After all, it’s not just environmentalists that need to be open minded about their ideas, but climate-deniers too – a point that shouldn’t be lost on them. The gasoline that gets burned in our cars ends up producing CO2 in the atmosphere which traps heat that might otherwise escape. This heat creates dry conditions, and that increases the chances of fires which can lead to refugees fleeing those fires.
On that note, I think it’s Justin Trudeau’s liberals that should be responsible for their well-being. The federal liberals have no trouble helping Syrian refugees from across the world – how about helping the refugees, the climate-change refugees of Fort McMurray, that have actually paid substantial income taxes and other taxes to the Canadian government right now? It doesn’t matter what their views are; they still have rights, and it’s time for the country that prides itself on foreign aid to do something about refugees in our own….burning…backyard.

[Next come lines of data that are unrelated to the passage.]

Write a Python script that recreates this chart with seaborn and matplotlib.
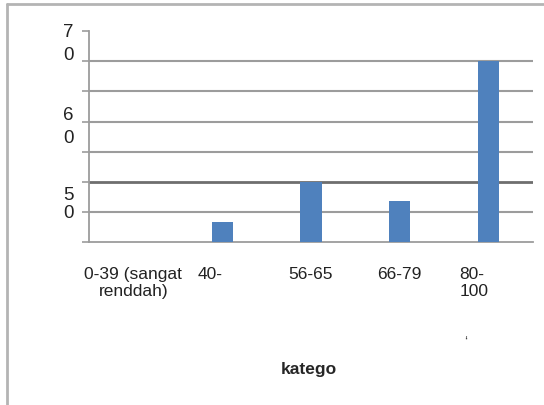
import matplotlib
matplotlib.use('Agg')
import matplotlib.pyplot as plt
import matplotlib.transforms as mtransforms
from matplotlib.lines import Line2D
import seaborn as sns
import pandas as pd

# data
kategori = ['0-39 (sangat\nrenddah)', '40-', '56-65', '66-79', '80-\n100']
nilai = [0, 6.6, 20, 13.6, 60]
y_ticks = [0, 10, 20, 30, 40, 50, 60, 70]
# broken y labels as they appear in the picture
y_label_text = ['7', '0', '6', '0', '5', '0']
y_label_pos = [69.9, 62.2, 42.5, 34.6, 15.7, 9.8]

sns.set_style('white')
plt.rcParams['font.family'] = ['Liberation Sans', 'DejaVu Sans']

df = pd.DataFrame({'kategori': kategori, 'nilai': nilai})

fig = plt.figure(figsize=(5.44, 4.06), dpi=100)
ax = fig.add_axes([89/544, 1 - 243.3/406, 444/544, 211.3/406])

sns.barplot(data=df, x='kategori', y='nilai', color='#4f81bd', width=0.24,
            saturation=1, linewidth=0, ax=ax, zorder=3)

ax.set_xlim(-0.5, 4.5)
ax.set_ylim(0, 70)
ax.set_yticks(y_ticks)
ax.set_yticklabels([])
ax.set_xlabel('')
ax.set_ylabel('')

# gridlines (no line at the top, darker line at 20)
for v in y_ticks[1:-1]:
    ax.axhline(v, color='#6e6e6e' if v == 20 else '#9c9c9c',
               lw=2.0 if v == 20 else 1.5, zorder=1)

for s in ['top', 'right']:
    ax.spines[s].set_visible(False)
for s in ['left', 'bottom']:
    ax.spines[s].set_color('#9c9c9c')
    ax.spines[s].set_linewidth(1.3)

ax.tick_params(axis='y', which='major', direction='out', length=5, width=1.2,
               color='#9c9c9c', left=True)
ax.tick_params(axis='x', length=0, pad=17, labelsize=12.5, labelcolor='#222222')

for i, lab in enumerate(ax.get_xticklabels()):
    if i in (1, 4):
        lab.set_ha('right')
        lab.set_multialignment('left')
    else:
        lab.set_multialignment('center')

trans = mtransforms.blended_transform_factory(ax.transAxes, ax.transData)
for t, y in zip(y_label_text, y_label_pos):
    ax.text(-0.047, y, t, transform=trans, ha='center', va='center',
            fontsize=13.5, color='#222222')

fig.text(309/544, 1 - 370/406, 'katego', ha='center', va='center',
         fontsize=12.5, fontweight='bold')
fig.text(466/544, 1 - 342/406, '\u2018', ha='center', va='center',
         fontsize=10, color='#444444')

# outer frame (top and left only)
fig.add_artist(Line2D([7/544, 7/544], [0, 1 - 5/406], transform=fig.transFigure,
                      color='#b4b4b4', lw=2))
fig.add_artist(Line2D([7/544, 1], [1 - 5/406, 1 - 5/406], transform=fig.transFigure,
                      color='#b4b4b4', lw=2))

fig.savefig('out.png', dpi=100)
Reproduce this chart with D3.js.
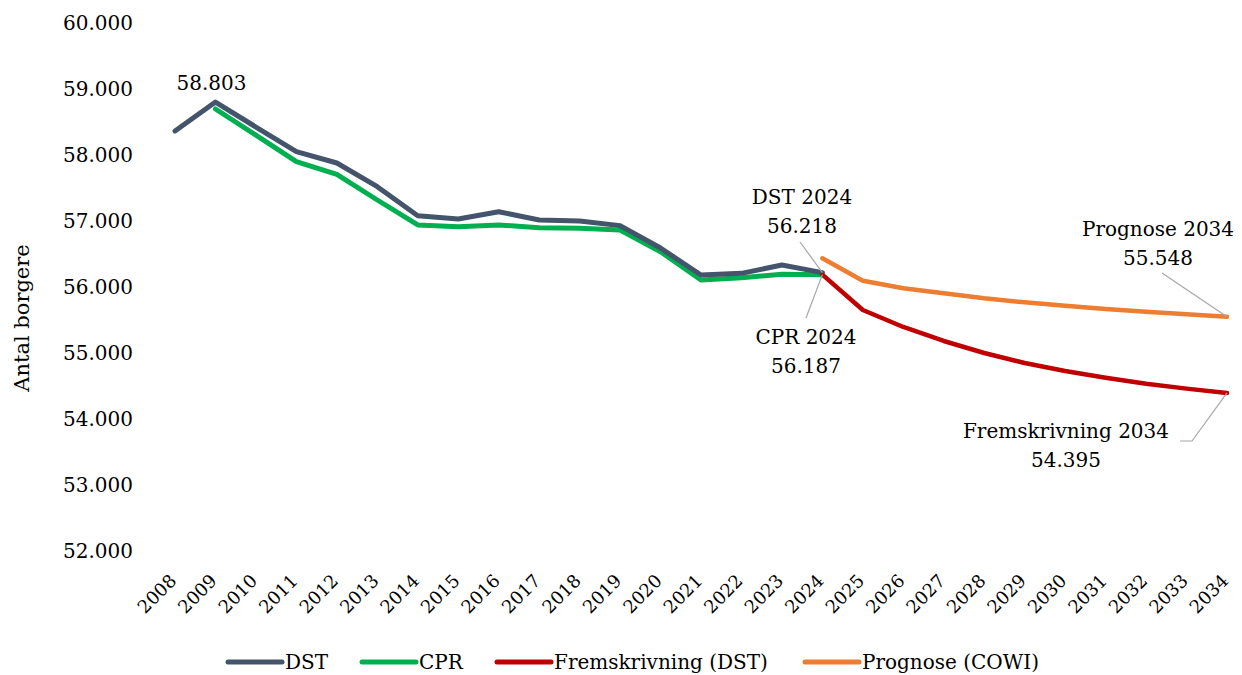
<!DOCTYPE html>
<html><head><meta charset="utf-8">
<script src="https://cdn.jsdelivr.net/npm/d3@7"></script>
<style>body{margin:0;background:#fff}svg{display:block}text{font-family:"DejaVu Serif",serif;fill:#000}</style>
</head><body><svg id="c" width="1242" height="675"></svg>
<script>
const years = d3.range(2008, 2035);
const dstYears = d3.range(2008, 2025);
const dstValues = [58364, 58803, 58424, 58050, 57879, 57520, 57080, 57030, 57141, 57015, 57000, 56930, 56590, 56182, 56207, 56333, 56218];
const cprYears = d3.range(2009, 2025);
const cprValues = [58697, 58300, 57900, 57707, 57318, 56940, 56914, 56940, 56898, 56889, 56864, 56535, 56106, 56141, 56192, 56187];
const fremYears = d3.range(2024, 2035);
const fremValues = [56187, 55652, 55394, 55182, 55000, 54848, 54727, 54625, 54535, 54460, 54395];
const progYears = d3.range(2024, 2035);
const progValues = [56435, 56095, 55980, 55904, 55829, 55768, 55717, 55667, 55626, 55586, 55548];
const yTicks = [52000, 53000, 54000, 55000, 56000, 57000, 58000, 59000, 60000];
const seriesNames = ["DST", "CPR", "Fremskrivning (DST)", "Prognose (COWI)"];
const seriesColors = ["#44546A", "#00B050", "#C00000", "#ED7D31"];

const svg = d3.select("#c");
const x = d3.scalePoint().domain(years).range([175, 1227]);
const y = d3.scaleLinear().domain([52000, 60000]).range([551, 23]);
const loc = d3.formatLocale({decimal: ",", thousands: ".", grouping: [3], currency: ["", ""]});
const fmt = loc.format(",.0f");

// y axis labels
const yAxis = svg.append("g").attr("transform", "translate(133,0)")
  .call(d3.axisLeft(y).tickValues(yTicks).tickFormat(fmt).tickSize(0).tickPadding(0));
yAxis.select(".domain").remove();
yAxis.selectAll("text").attr("font-size", 20).attr("font-family", "DejaVu Serif").attr("fill", "#000");

svg.append("text").attr("transform", "translate(29,318) rotate(-90)")
  .attr("text-anchor", "middle").attr("font-size", 21).text("Antal borgere");

// x axis labels
const xAxis = svg.append("g").attr("transform", "translate(0,582)")
  .call(d3.axisBottom(x).tickSize(0).tickPadding(0));
xAxis.select(".domain").remove();
xAxis.selectAll("text")
  .attr("font-size", 18).attr("font-family", "DejaVu Serif").attr("fill", "#000")
  .attr("text-anchor", "end").attr("dy", 0).attr("y", 0)
  .attr("transform", "translate(2,0) rotate(-45)");

const lineGen = d3.line().x(d => x(d[0])).y(d => y(d[1]));
const series = [
  {yrs: dstYears, vals: dstValues, c: 0, w: 5},
  {yrs: cprYears, vals: cprValues, c: 1, w: 5},
  {yrs: fremYears, vals: fremValues, c: 2, w: 4.5},
  {yrs: progYears, vals: progValues, c: 3, w: 4.5}
];
[1, 0, 2, 3].forEach(i => {
  const s = series[i];
  svg.append("path").datum(s.yrs.map((yr, k) => [yr, s.vals[k]]))
    .attr("d", lineGen).attr("fill", "none").attr("stroke", seriesColors[s.c])
    .attr("stroke-width", s.w).attr("stroke-linecap", "round").attr("stroke-linejoin", "round");
});

// annotations
const lead = "#A6A6A6";
function label(lines, cx, cy) {
  const t = svg.append("text").attr("font-size", 20).attr("text-anchor", "middle");
  lines.forEach((l, i) => t.append("tspan").attr("x", cx).attr("y", cy + i * 29).text(l));
}
function leader(d) {
  svg.append("path").attr("d", d).attr("stroke", lead).attr("fill", "none").attr("stroke-width", 1.2);
}
label([fmt(dstValues[1])], x(2009) - 4, 90);
label(["DST 2024", fmt(dstValues[16])], 802, 204);
leader(`M800,242L${x(2024)},${y(dstValues[16])}`);
label(["CPR 2024", fmt(cprValues[15])], 806, 344);
leader(`M806,318L${x(2024)},${y(cprValues[15])}`);
label(["Prognose 2034", fmt(progValues[10])], 1158, 236);
leader(`M1162,273L${x(2034)},${y(progValues[10])}`);
label(["Fremskrivning 2034", fmt(fremValues[10])], 1066, 438);
leader(`M1180,441L1192,441L${x(2034)},${y(fremValues[10])}`);

// legend
const legX = [228, 362, 497, 805];
seriesNames.forEach((n, i) => {
  const g = svg.append("g").attr("transform", `translate(${legX[i]},662)`);
  g.append("line").attr("x1", 0).attr("x2", 54).attr("stroke", seriesColors[i]).attr("stroke-width", 5).attr("stroke-linecap", "round");
  g.append("text").attr("x", 57).attr("y", 7).attr("font-size", 20).text(n);
});
</script></body></html>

In conclusion, I don’t know if there is a folk tale about the opposite of Chicken Little, you know – someone who FAILS to raise alarms when alarms need to be raised. But if there was one to be written it could feature a Wild Rose, the flower of Alberta, as a protagonist ignoring an elephant in a room. The sky in northern Alberta truly is falling folks: that’s because it’s full of ashes (YouTube) from the wild fires that have to settle somewhere – like right on top of people’s cars as they flee the region as climate-change refugees.